Jos Bastiaensen has decided to shut landmark gift shop Helios Fountain after revealing he would be facing “likely bankruptcy” if he kept it open.

Before he began his closing down sale, turnover was so low it did not cover the wages of his only member of staff and at times he could be waiting up to two hours to see a customer.

But the 61-year-old believes that the area’s fortunes can still be revived if regular events, including street theatre, are introduced.

He said: “It could become the Covent Garden of Edinburgh. It really has a lot to offer. It’s not covered with a roof but otherwise it’s not dissimilar with lots of shops selling stuff you wouldn’t find anywhere else.
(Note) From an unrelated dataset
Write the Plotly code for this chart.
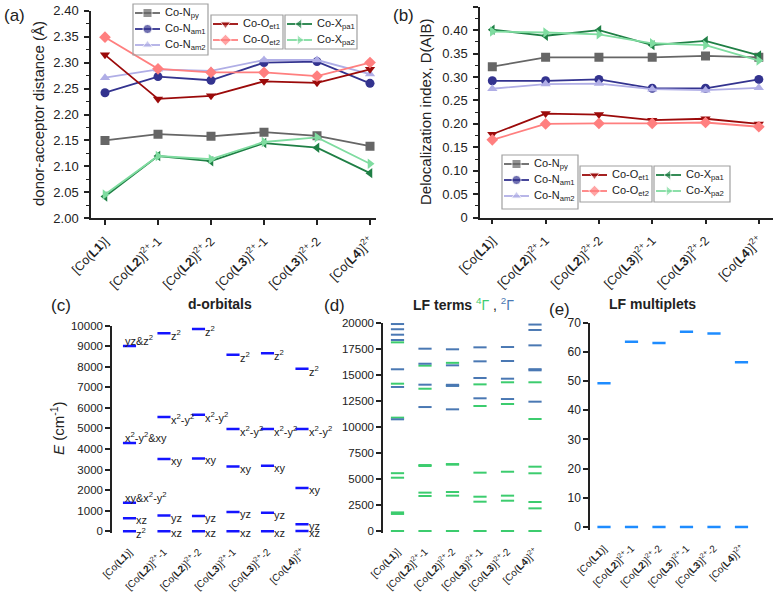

“It is one of the only open spaces in the centre of Edinburgh that has been developed specifically to have events, so it seems a shame not to use it for that, having gone to the trouble of spending £2 million on it.”

He added: “I think the trick lies in doing things often. Rather than having three events in a year, have two a month, but make it affordable.”

The Greater Grassmarket Business Improvement District was set up in February 2013, with one of its objectives being to “attract more footfall to the area.” But statistics from Essential Edinburgh show a drop of 20.2 per cent when comparing February 2015 to February 2014.

There was also a drop between January 2015 and January 2014 of 24.2 per cent, and of 24.7 per cent between December 2014 and December 2013.

“If footfall has dropped by 20 per cent then I can conclude that they are not managing to increase footfall,” Mr Bastiaensen said.

He also admitted that he was “mystified” by the downward trend, suggesting that the recession, accessibility issues and the growth of online shopping may all have created a “multiple whammy”.

He stressed that it was “in principle possible” to make the Grassmarket a thriving shopping area once more, particularly if almost all of the Business Improvement District’s budget was spent on events.

Edinburgh Napier University business commentator Graham Birse described the suggestion as a “good idea”.

He added: “But I think the issue in the Grassmarket is that it’s become very much a focus for licensed premises serving drink and not as a retail environment.

“Having said that, there are some really interesting shops on Victoria Street and events could draw people down here.

“Thanks to landscaping, the public realm [in the Grassmarket] is much better, and events like street busking competitions might act as a magnet.”

The shop will shut later this year after the closing down sale and is then due to be leased to tattoo artist David Corden.

Mr Bastiaensen may start a part-time job following 
the shop closure and is considering volunteering in a business mentoring scheme for young people.